After watching a few videos of him I imagined him walking into a room echoing with loneliness, then picking up a guitar and filling each crack and crevice with music. I wish I could do that.

He pulls from his life experiences, and when he’s not pulling from his life, he’s pulling from his heart, and when he’s not pulling from his heart, he’s pulling from the hunger to create, to feed his soul.

Derick couldn’t put his finger on any one thing that drives him forward. “I can’t not make music,” he said. “It is a part of who I am.”

He seems to have no choice but to give life to the music that rumbles inside him.

Speaking of Esmerelda, one of my favorite songs on the album, Derick said, “Let it be known that I actually hated writing this song, and if you follow along, you’ll see that it’s for good reason. It’s always been interesting to me that two people can share so much together and then after a few years, disappear into existence, not even as friends or enemies, just two strangers who shared some moments. Or, how two people can make life altering decisions together and then cease to exist within the life they jointly decided.”

And in Denali, he writes:

Why would you save
To buy a seat
But hold your phone to video
A concert you’ve been wanting to see?

On Facebook, where he sometimes offers glimpses into his music and other areas of his life, he wrote about how the song Denali was born.

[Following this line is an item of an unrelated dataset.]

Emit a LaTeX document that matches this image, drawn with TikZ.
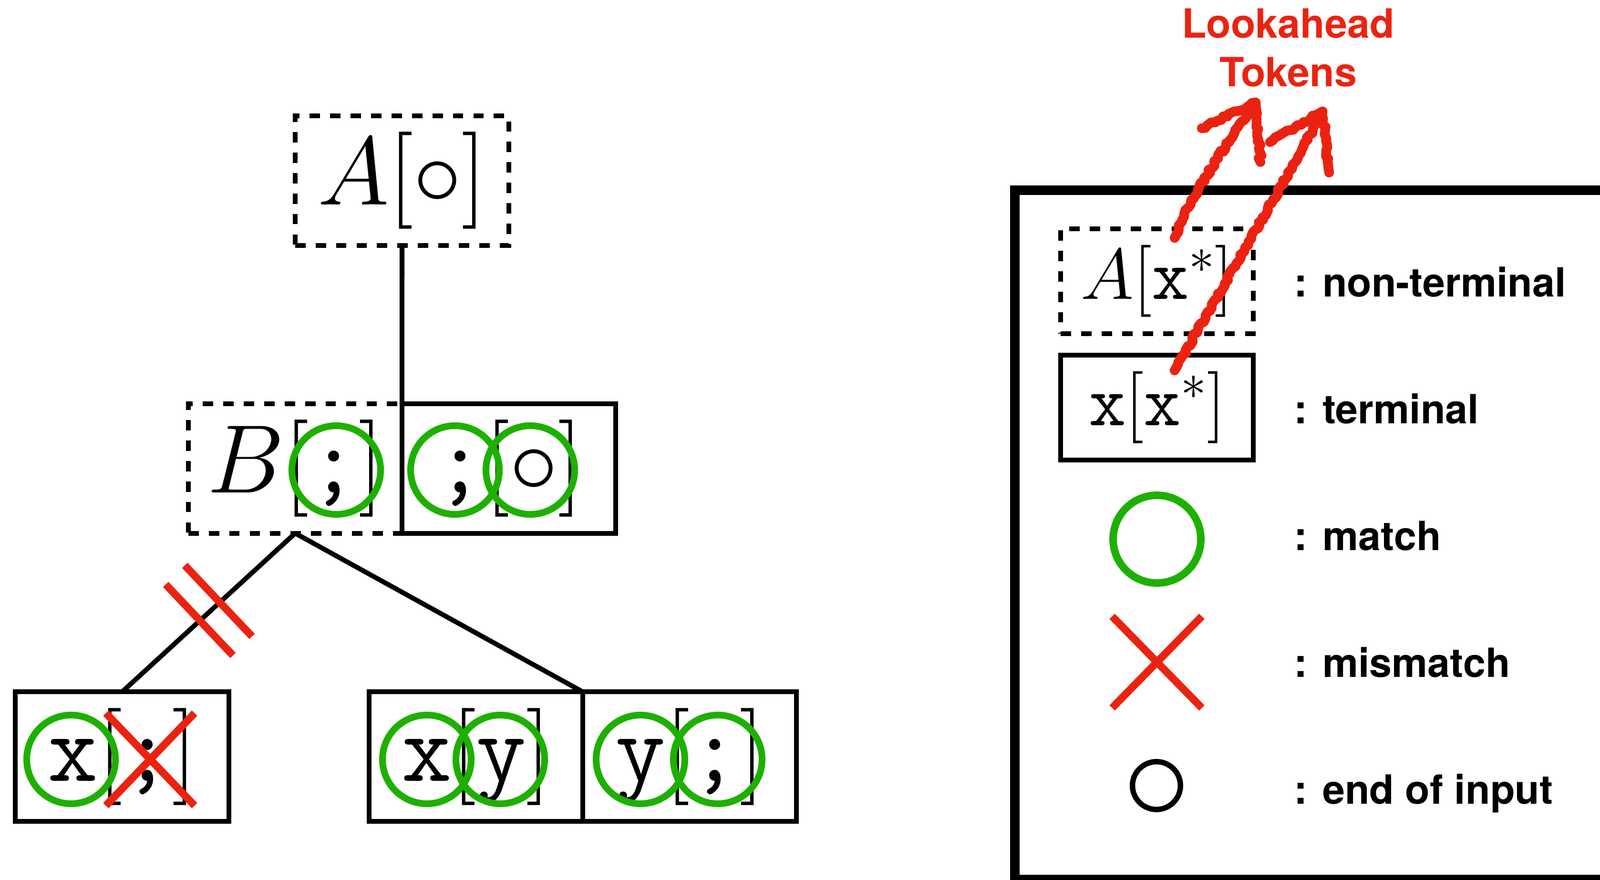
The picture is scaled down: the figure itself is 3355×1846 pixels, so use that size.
\RequirePackage{fix-cm}
\documentclass[tikz,border=0pt]{standalone}
\usepackage{fontspec}
\newfontfamily\labelfont{TeX Gyre Heros}
\usetikzlibrary{calc,decorations.pathmorphing}
\definecolor{tokred}{RGB}{236,34,16}
\definecolor{matchgreen}{RGB}{30,176,0}
\newcommand{\treefont}{\fontsize{58}{70}\selectfont}
\newcommand{\legfont}{\fontsize{43}{52}\selectfont}
\newcommand{\keyfont}{\labelfont\bfseries\fontsize{24}{29}\selectfont}
\newcommand{\semi}{\texttt{;}}

\begin{document}
\begin{tikzpicture}[x=0.01cm,y=-0.01cm,
  edge/.style={line width=2.85pt},
  tbox/.style={draw, line width=2.85pt, minimum width=4.48cm, minimum height=2.71cm,
    inner sep=0pt, outer sep=0pt, font=\treefont},
  ntbox/.style={tbox, dash pattern=on 6.2pt off 6pt},
  match/.style={draw=matchgreen, line width=4pt},
  mismatch/.style={draw=tokred, line width=4.5pt},
  keytext/.style={anchor=base west, inner sep=0pt, font=\keyfont},
  scribble/.style={draw=tokred, line width=5.8pt, line cap=round, line join=round,
    decorate, decoration={random steps, segment length=2pt, amplitude=0.9pt}}
]
\useasboundingbox (0,0) rectangle (3355,1846);

% Parse tree
\node[ntbox] (A) at (843,379) {$A[\circ]$};
\node[ntbox] (B) at (619,983) {$B[\semi]$};
\node[tbox] (Bnext) at (1067,983) {$\semi[\circ]$};
\node[tbox] (xs) at (256,1587) {$\mathtt{x}[\semi]$};
\node[tbox] (xy) at (998,1587) {$\mathtt{x}[\mathtt{y}]$};
\node[tbox] (ys) at (1446,1587) {$\mathtt{y}[\semi]$};

\draw[edge] (A.south) -- (Bnext.north west);
\draw[edge] (B.south) -- (xs.north);
\draw[edge] (B.south) -- (xy.north east);

% Cut branch
\coordinate (cut) at ($(B.south)!0.5!(xs.north)$);
\draw[mismatch] ($(cut)+(-50,-99)$) -- ++(141,149);
\draw[mismatch] ($(cut)+(-90,-59)$) -- ++(141,149);

% Matched lookahead tokens
\foreach \cx/\cy in {705/986, 954/986, 1112/986, 149/1593, 895/1593, 1049/1593, 1343/1593, 1505/1593}
  \draw[match] (\cx,\cy) circle (93);

\coordinate (miss) at (315,1593);
\draw[mismatch] ($(miss)+(-93,-97)$) -- ($(miss)+(93,97)$)
                ($(miss)+(-93,97)$) -- ($(miss)+(93,-97)$);

% Legend
\draw[line width=5.7pt] (2128,399) rectangle (3420,1845);
\node[ntbox, minimum width=4.03cm, minimum height=2.2cm, font=\legfont] (keyNT) at (2426,590) {$A[\mathtt{x}^*]$};
\node[tbox, minimum width=4.03cm, minimum height=2.19cm, font=\legfont] (keyT) at (2426,855) {$\mathtt{x}[\mathtt{x}^*]$};
\draw[match, line width=4.5pt] (2426,1131) circle (92);
\coordinate (keyX) at (2426,1389);
\draw[mismatch] ($(keyX)+(-94,-96)$) -- ($(keyX)+(94,96)$)
                ($(keyX)+(-94,96)$) -- ($(keyX)+(94,-96)$);
\node[font=\fontsize{82}{88}\selectfont, inner sep=0pt] (keyEnd) at (2426,1656) {$\circ$};

\node[keytext] (lblNT) at (2713,623) {: non-terminal};
\node[keytext] (lblT) at (2713,888) {: terminal};
\node[keytext] (lblM) at (2713,1154) {: match};
\node[keytext] (lblX) at (2713,1420) {: mismatch};
\node[keytext] (lblE) at (2713,1686) {: end of input};

% Lookahead note
\node[font=\keyfont, text=tokred, align=center, anchor=north, inner sep=0pt] (look) at (2701,17) {Lookahead\\Tokens};

\coordinate (tail1) at (2463,499);
\coordinate (tip1) at (2633,215);
\draw[scribble] (tail1) .. controls (2490,420) and (2580,290) .. (tip1);
\draw[scribble] (2520,269) -- (tip1) -- (2643,340);

\coordinate (tail2) at (2463,777);
\coordinate (tip2) at (2773,234);
\draw[scribble] (tail2) .. controls (2535,650) and (2700,370) .. (tip2);
\draw[scribble] (2663,298) -- (tip2) -- (2787,362);

\end{tikzpicture}
\end{document}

“Before the days of Covid, I went to Peru for the purpose of seeing Machu Picchu. Getting to Machu Picchu is a task for those that don’t know. You have to fly to Lima, to fly to Cusco, and then board a train to Aguas Calientes, and then you have to work your way out. Four flights and two train rides in seven days. When we finally made it to Machu Picchu, I thought it was the coolest thing I’d ever seen. I put a great amount of effort into memorizing how everything looked, as I’ll never see it in person again. When we walked through the gate, there was an old man, probably in his late 70s, walking very slowly with a cane to get up and down stairs in the Andes mountains. I was happy for him but I also pictured that he spent his life working and never got around to seeing the world, and now, he barely can. About halfway through the walk, there was a group of early 20-somethings from the United States. They were the opposite of the old man. Machu Picchu is a one way walk and these 10 kids decided to lounge in the walkway on some stairs made of stone that probably killed some Incas during the hauling. It’s 8:00am and these kids were drunk and annoying in the way kids are when they’re new to drinking— too cool. They completely missed the point of experiencing Machu Picchu and I would say Denali started creeping in around that moment.”

I’ll say this: Music oozes from him, shimmers like magic on the pads of his fingers. Stories in song slip from his mouth as if leaving on a spiritual journey. It is easy to turn up the volume and travel alongside Derick Thompson, to see life through his eyes. After viewing pieces of his heart, I found myself examining my own.

I came away from our phone conversation and messages believing that through music, Derick, looking outward and inward, touches his tender places, his calloused places, and his uncertain places. I’m looking forward to hearing more from him.

I’ll end this by sharing some of the lyrics to Song for Grandma.

Washboard road, the sound the rooster crow
Will always remind me of you
South Georgia fields will always mean
Mean much more to me
Than grey dirt, summer drive, tree going through the roof
Or like a
. . .

Taking Grandma for a ride. Never too cool for Grandma.